火曜日, 2月 24, 2009

What's G?


Today I reference an article featured with some prominence on the homepage of NYTimes.com, "Four Hours Without Gmail." Now, I do not claim to be particularly tech-savvy, nor do I claim to fully comprehend the relative importance of many of the interconnected online systems that the world has learned to rely on for our otherwise overlooked necessities, but Gmail? Come on. 
The Article shared the front page on cyberspace with headlines like, "Worry of a North Korea Missile Test," "Fed Chief Offers a Dire Economic Forecast," "Retail Earnings Reflect Slowdown in Consumer Spending," "Controller Tells Tale of Hudson Landing," and "NASA Satellite Fails to Reach Orbit," among others. Maybe I am naive and do not grasp the gravity of an event such as a temporary Gmail meltdown, but I am pretty sure that it is not to par with events that threaten human life and welfare. 
Maybe I am wrong. After all, I do spend about half of my workday on Gchat. Maybe it is not about being right or wrong. Maybe I am missing the point. Maybe the point is that Google has branded and marketed themselves in such a way that they earned a spot on the front page of NYTimes.com for doing nothing. They earned that headline through years of market domination, not as a result of some everyday mundanity--as was the case in this story. They are a corporate celebrity completely independent of a personality like Steve Jobs, Bill Gates, Jerry Yang, Michael Bloomberg, or Rupert Murdoch. They are just Google. I guess that is pretty G.

月曜日, 2月 23, 2009

Isn't it funny how affected a person can be by the current economic downturn? I mean, I have never really paid much attention to the financial markets. Although I recognized the power of it all, the financial community always seemed too enigmatic and arcane for a layperson such as myself to take more than a periphery interest in it. Now it seems that this otherwise foreign world  has engulfed my thinking and emotions in a strangely tolerable, yet invasive, way. I seem to gauge life subconsciously through the DOW, or the most current augmentation of the stimulus saga. If the DOW is up, my worldview is up. If the DOW is down, then...well, life seems a lot harder. If money is given to the Big Three in some misfangled bull-crap-ridden bail-out designed to do nothing than assuage idiotic shareholders who decided to invest their money in a product that hasn't produced for forty years, then I also get down a little bit. Today the DOW is down, and it looks like our friends in Detroit are getting theirs, but I am not too down. I think that I am getting used to this mess. How has the financial crisis affected your psyche?

水曜日, 2月 04, 2009

50 Years Ago I Was -24










When people ask me what my musical influences were growing up, I unhesitatingly respond that I grew up on The Beatles and The Beach Boys. This is true.  Yet, there was another influence that came before the boys of summer or the fabfour. 

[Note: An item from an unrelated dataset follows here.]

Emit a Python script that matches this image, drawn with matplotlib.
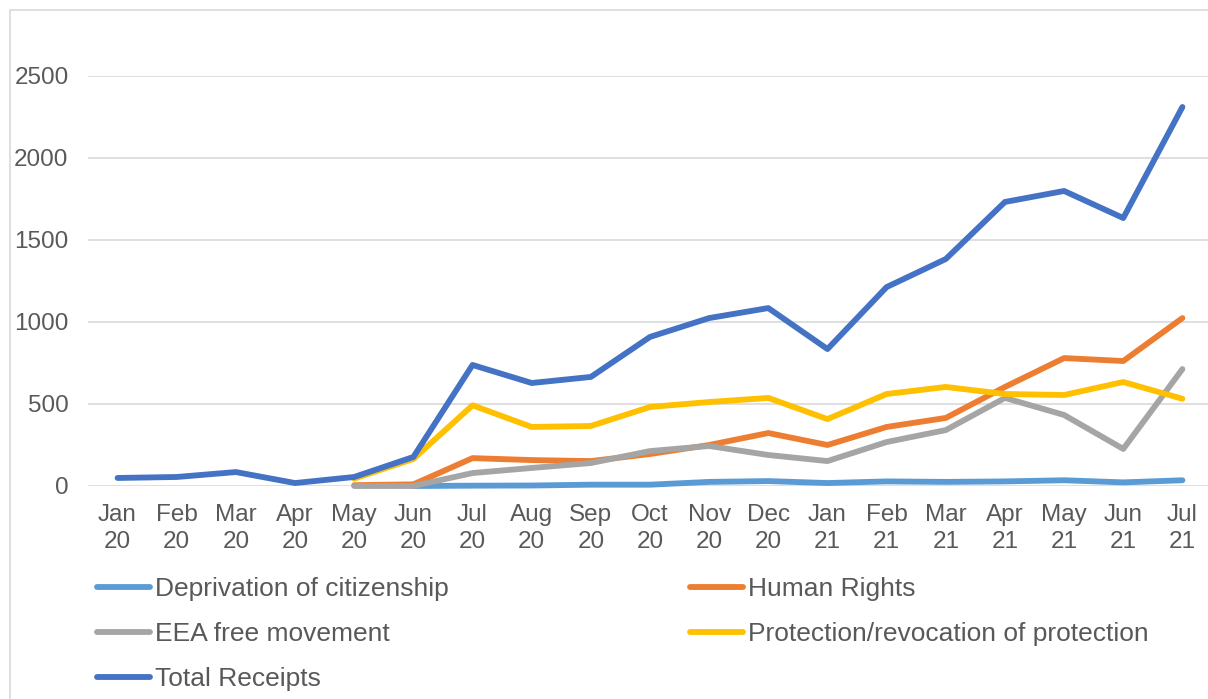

There is a fuzzy, sepia-tone memory of going to a Hills Department Store and buying a record with my dad that is at the beginning of this story. It was 1987. Not a particularly stand out year for anything, except Luis Valdez's classic film, "La Bamba." The record my dad bought was the soundtrack to the film, and the rest is history. Aside from the Disco Duck record that I had received for a birthday a couple of years earlier, my understanding of pop-music/rock'n'roll was pretty limited at the time. So, hearing "La Bamba", even if it was Lou Diamond Phillips lip-synching to Los Lobos, was revelatory. In fact, every time I listened to the record I had to perform. I used to get out my mom's old Chris Evert tennis racket and sing along into a microphone made out of constructs. It was pretty hip. I miss those days. Point being, that record and the artists it represented, namely Richie Valens, Buddy Holly, and the Big Bopper played a big part in the development of a part of my life that I really love. It is for that reason that I was a bit surprised and saddened when I neither heard nor saw anything on the 50th anniversary of their deaths, except a small blurb on a KQED morning show, that celebrated the contributions that those early pioneers made to rock'n'roll. Did Don McClain ruin it for everybody? Anyway, my hat is off to those three who had such a profound impact on the face of rock'n'roll as it has been played since 1959.